Robin Allenson (23:31):
And then we make sure, for the whole of the site … and so, for a small implementation, we might be talking about millions of tens of millions of pages, right, so it’s pretty high scale, but then, yeah, we’re checking that there aren’t chains or loops in there before we hand that file over. We’re typically doing that in bulk so that, every day or every week or every month, we could hand over a new file and we could make updates to those things or remove redirects that were there.
Robin Allenson (24:03):
That’s part of the advantage of doing that in an automated way. The disadvantage is it’s insanely complex, but the advantage is, well, it’s going to be pretty complex anyway, but now we can actually enforce that with software. Because we think doing deduping at this level, it’s not the kind of optimization problem for humans to execute, but that’s a machine problem, that’s machine learning, that’s a software problem, but you still need people on the other side to work out, well, should we be doing a 301, should we do that for pages with traffic?
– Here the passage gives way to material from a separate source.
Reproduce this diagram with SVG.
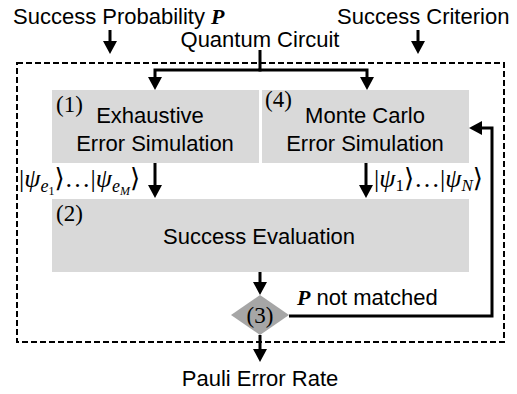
<svg xmlns="http://www.w3.org/2000/svg" width="517" height="394" viewBox="0 0 517 394">
<defs>
<marker id="ah" viewBox="0 0 13 14" refX="5" refY="7" markerWidth="13" markerHeight="14" markerUnits="userSpaceOnUse" orient="auto">
<path d="M0,0 L13,7 L0,14 z" fill="#000"/>
</marker>
<style>
.t{font-family:"Liberation Sans","DejaVu Sans",sans-serif;font-size:22px;fill:#000}
.c{text-anchor:middle}
.n{font-family:"Liberation Serif","DejaVu Serif",serif;font-size:23px;fill:#000}
.m{font-family:"Liberation Serif","DejaVu Serif",serif;font-size:26px;fill:#000}
.bp{font-family:"Liberation Serif","DejaVu Serif",serif;font-weight:bold;font-style:italic}
.i{font-style:italic}
.box{fill:#d9d9d9}
.ln{fill:none;stroke:#000;stroke-width:3;marker-end:url(#ah)}
</style>
</defs>
<rect x="17" y="63" width="487" height="279" fill="none" stroke="#000" stroke-width="2" stroke-dasharray="6 3"/>
<g id="input-p"><text class="t" x="13" y="24">Success Probability <tspan class="bp">P</tspan></text></g>
<g id="input-criterion"><text class="t" x="337" y="24">Success Criterion</text></g>
<g id="input-circuit"><text class="t c" x="260" y="47">Quantum Circuit</text></g>
<g id="node1">
<rect class="box" x="52" y="90" width="207" height="73"/>
<text class="n" x="56" y="112">(1)</text>
<text class="t c" x="150" y="123">Exhaustive</text>
<text class="t c" x="155" y="151">Error Simulation</text>
</g>
<g id="node4">
<rect class="box" x="262" y="90" width="207" height="73"/>
<text class="n" x="265" y="107">(4)</text>
<text class="t c" x="365" y="123">Monte Carlo</text>
<text class="t c" x="365" y="151">Error Simulation</text>
</g>
<g id="node2">
<rect class="box" x="52" y="199" width="417" height="73"/>
<text class="n" x="56" y="221">(2)</text>
<text class="t c" x="259" y="244">Success Evaluation</text>
</g>
<g id="node3">
<polygon points="231,315 260,295 289,315 260,335" fill="#a6a6a6"/>
<text class="n c" x="260" y="323">(3)</text>
</g>
<g id="output"><text class="t c" x="260" y="386">Pauli Error Rate</text></g>
<g id="connectors">
<path class="ln" d="M110,30 V46"/>
<path class="ln" d="M418,30 V46"/>
<path class="ln" d="M260,50 V70 H155 V82"/>
<path class="ln" d="M258.5,70 H367 V82"/>
<path class="ln" d="M155,163 V190"/>
<path class="ln" d="M366,163 V190"/>
<path class="ln" d="M260,272 V287"/>
<path class="ln" d="M289,316 H492 V128 H477"/>
<path class="ln" d="M260,335 V354"/>
</g>
<g id="labels">
<text class="m" x="19" y="187">|<tspan class="i">ψ</tspan><tspan class="i" font-size="18" dy="5">e</tspan><tspan font-size="12" dy="3">1</tspan><tspan dy="-8">⟩…|</tspan><tspan class="i">ψ</tspan><tspan class="i" font-size="18" dy="5">e</tspan><tspan class="i" font-size="12" dy="3">M</tspan><tspan dy="-8">⟩</tspan></text>
<text class="m" x="374" y="187">|<tspan class="i">ψ</tspan><tspan font-size="17" dy="4">1</tspan><tspan dy="-4">⟩…|</tspan><tspan class="i">ψ</tspan><tspan class="i" font-size="17" dy="4">N</tspan><tspan dy="-4">⟩</tspan></text>
<text class="t" x="297" y="305"><tspan class="bp">P</tspan> not matched</text>
</g>
</svg>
There are lots of permutations to think through the strategy, and I think that’s the kind of thing that’s not easily codifiable, that you need amazing SEOs for, but going through page by page and working out does this match up to the same intent, yeah, I think that’s software and AI work that the SEO should hand off.
Keira Davidson (25:01):
Yeah. That’s so interesting. My mind is just going 100 miles per hour just thinking about all the different possibilities and different approaches. It’s really interesting. I really appreciate you joining me today. I’m definitely going to be looking into this a little bit after we finish up here today.
Robin Allenson (25:22):
Happy to give you a demo one-on-one, and, if there listeners who’d like to see how this works in practice, always happy to show them around what we’re up to.
Keira Davidson (25:31):
That’s perfect. Thanks so much. Really appreciate you taking the time out of your day to join me and thank you so much.
Robin Allenson (25:40):
Yeah. Keira, it’s been wonderful. Thanks so much for inviting me.